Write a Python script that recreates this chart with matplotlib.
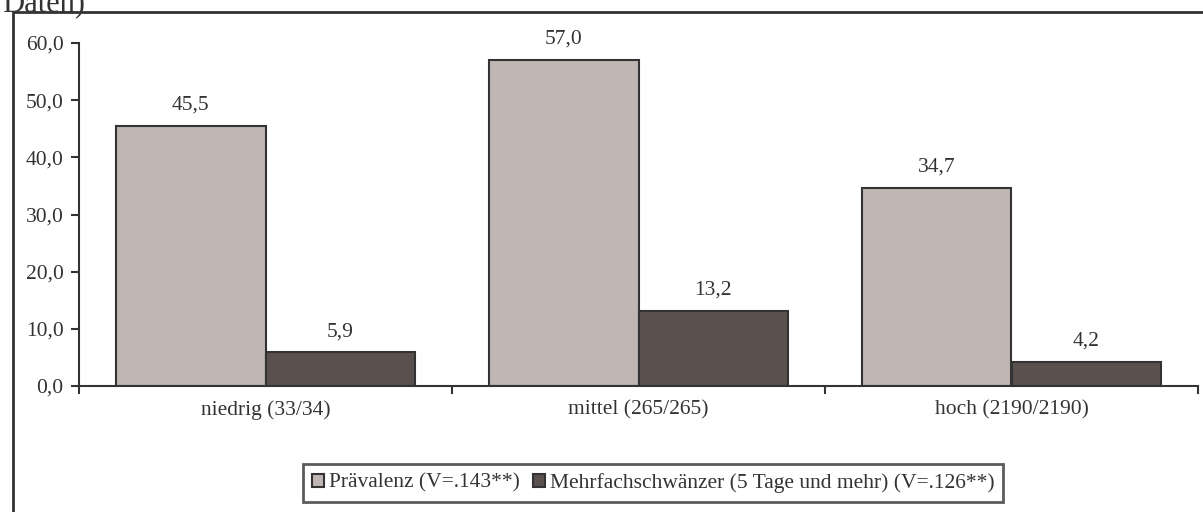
import matplotlib.pyplot as plt
import matplotlib.patches as mpatches
from matplotlib.ticker import FuncFormatter

# data
categories = ['niedrig (33/34)', 'mittel (265/265)', 'hoch (2190/2190)']
praevalenz = [45.5, 57.0, 34.7]
mehrfach = [5.9, 13.2, 4.2]
series_names = ['Prävalenz (V=.143**)', 'Mehrfachschwänzer (5 Tage und mehr) (V=.126**)']

light = '#c0b6b4'
dark = '#5a504e'
edge = '#333333'
txt = '#333333'

plt.rcParams['font.family'] = ['Liberation Serif', 'DejaVu Serif']
plt.rcParams['font.size'] = 15.5

fig = plt.figure(figsize=(12.03, 5.12), dpi=100)
W, H = 1203, 512

# outer frame (runs off the right edge)
fig.patches.append(mpatches.Rectangle((13 / W, -0.1), 1.2, 1 - 12 / H + 0.1,
                                      transform=fig.transFigure, fill=False,
                                      edgecolor=edge, linewidth=2))
# cut-off heading
fig.text(0.002, 1 - 11 / H, 'Daten)', fontsize=22, color=txt, va='baseline', ha='left')

ax = fig.add_axes([79 / W, 1 - 386 / H, (1198 - 79) / W, (386 - 43) / H])

x = [i + 0.5 for i in range(len(categories))]
bw = 0.4
b1 = ax.bar([v - bw / 2 for v in x], praevalenz, bw, color=light, edgecolor=edge, linewidth=1.5)
b2 = ax.bar([v + bw / 2 for v in x], mehrfach, bw, color=dark, edgecolor=edge, linewidth=1.5)

for bars, vals in [(b1, praevalenz), (b2, mehrfach)]:
    for r, v in zip(bars, vals):
        ax.annotate(f'{v:.1f}'.replace('.', ','), (r.get_x() + r.get_width() / 2, v),
                    xytext=(0, 8), textcoords='offset points', ha='center', va='bottom',
                    color=txt)

ax.set_xlim(0, 3)
ax.set_ylim(0, 60)
ax.set_yticks(range(0, 61, 10))
ax.yaxis.set_major_formatter(FuncFormatter(lambda v, p: f'{v:.1f}'.replace('.', ',')))
ax.set_xticks([0, 1, 2, 3])
ax.set_xticklabels([])
ax.set_xticks(x, minor=True)
ax.set_xticklabels(categories, minor=True)
ax.tick_params(axis='x', which='minor', length=0, pad=10, labelcolor=txt)
ax.tick_params(axis='x', which='major', length=6, width=1.5, color=edge)
ax.tick_params(axis='y', length=6, width=1.5, color=edge, labelcolor=txt, pad=5)

for s in ['top', 'right']:
    ax.spines[s].set_visible(False)
for s in ['left', 'bottom']:
    ax.spines[s].set_color(edge)
    ax.spines[s].set_linewidth(1.5)

handles = [mpatches.Patch(facecolor=light, edgecolor=edge, linewidth=1.5),
           mpatches.Patch(facecolor=dark, edgecolor=edge, linewidth=1.5)]
leg = fig.legend(handles, series_names, loc='center', bbox_to_anchor=(653 / W, 1 - 483 / H),
                 ncol=2, frameon=True, fancybox=False,
                 handlelength=0.6, handleheight=0.6, handletextpad=0.2, columnspacing=0.6,
                 borderpad=0.4, labelcolor=txt)
leg.get_frame().set_edgecolor(edge)
leg.get_frame().set_linewidth(2)

fig.savefig('out.png', dpi=100)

========================================================================

### Required task:
Transcribe exactly, with no pictures, the lines running from the first line of the material through the line holding "b2 = ax.bar([v".

### Complete output:
Write a Python script that recreates this chart with matplotlib.
import matplotlib.pyplot as plt
import matplotlib.patches as mpatches
from matplotlib.ticker import FuncFormatter

# data
categories = ['niedrig (33/34)', 'mittel (265/265)', 'hoch (2190/2190)']
praevalenz = [45.5, 57.0, 34.7]
mehrfach = [5.9, 13.2, 4.2]
series_names = ['Prävalenz (V=.143**)', 'Mehrfachschwänzer (5 Tage und mehr) (V=.126**)']

light = '#c0b6b4'
dark = '#5a504e'
edge = '#333333'
txt = '#333333'

plt.rcParams['font.family'] = ['Liberation Serif', 'DejaVu Serif']
plt.rcParams['font.size'] = 15.5

fig = plt.figure(figsize=(12.03, 5.12), dpi=100)
W, H = 1203, 512

# outer frame (runs off the right edge)
fig.patches.append(mpatches.Rectangle((13 / W, -0.1), 1.2, 1 - 12 / H + 0.1,
                                      transform=fig.transFigure, fill=False,
                                      edgecolor=edge, linewidth=2))
# cut-off heading
fig.text(0.002, 1 - 11 / H, 'Daten)', fontsize=22, color=txt, va='baseline', ha='left')

ax = fig.add_axes([79 / W, 1 - 386 / H, (1198 - 79) / W, (386 - 43) / H])

x = [i + 0.5 for i in range(len(categories))]
bw = 0.4
b1 = ax.bar([v - bw / 2 for v in x], praevalenz, bw, color=light, edgecolor=edge, linewidth=1.5)
b2 = ax.bar([v + bw / 2 for v in x], mehrfach, bw, color=dark, edgecolor=edge, linewidth=1.5)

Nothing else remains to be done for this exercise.